16. A selectively-attachable antenna enhancement device for a hand-held radio-

frequency transceiver having a front side and an elongate active antenna element for

transmitting an electromagnetic signal, said active antenna element having a base portion,

said antenna enhancement device comprising:

a conductive director element having a natural longitudinal axis; and

a support member removably securing the conductive director element proximate to

the base portion of the active antenna element in a deployed orientation, wherein the

longitudinal axis of the director element is substantially parallel to the active antenna element

and opposite the front side of the transceiver.

17. An antenna assembly according to claim 16, further comprising:

a clamp device at the second end of the support member for frictionally engaging the

base portion of the active antenna element.

18. An antenna assembly according to claim 17, wherein the clamp device includes a

plurality of differently sized split ring engaging elements.

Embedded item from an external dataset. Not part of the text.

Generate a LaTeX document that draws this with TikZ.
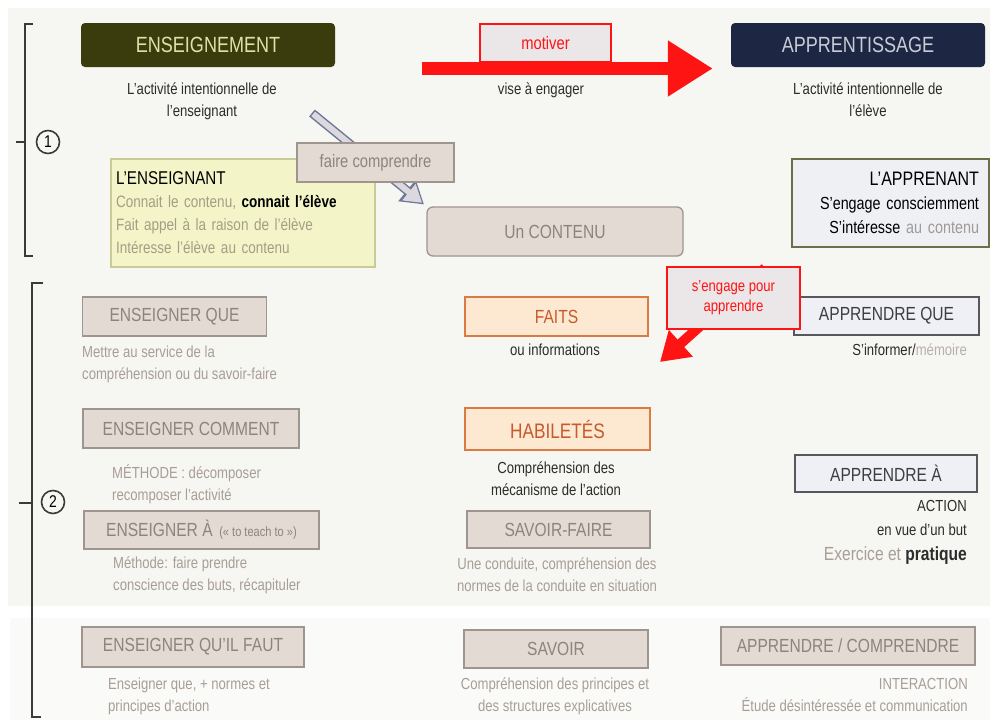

19. An antenna enhancement assembly for use on one of a plurality of hand-held

radio-frequency transceivers, each of said plurality of radio-frequency transceivers having an

elongate active antenna element for transmitting an electromagnetic signal, each of said active

antenna elements having a differently-sized portion, said antenna enhancement assembly

comprising:

a conductive director element having a natural longitudinal axis; a support member having a first end and a second end, said second end secured to the

conductive director element; and

a structure for selectively securing the support member and the director element

relative to one of the plurality of active antenna elements, at least a portion of said structure

secured at the first end of the support member, said structure including a plurality of

differently-sized clamps, one of said plurality of clamps frictionally engages the differently-

sized portion of one of the plurality of active antenna elements to maintain the support

member and director element relative to an associated active antenna element.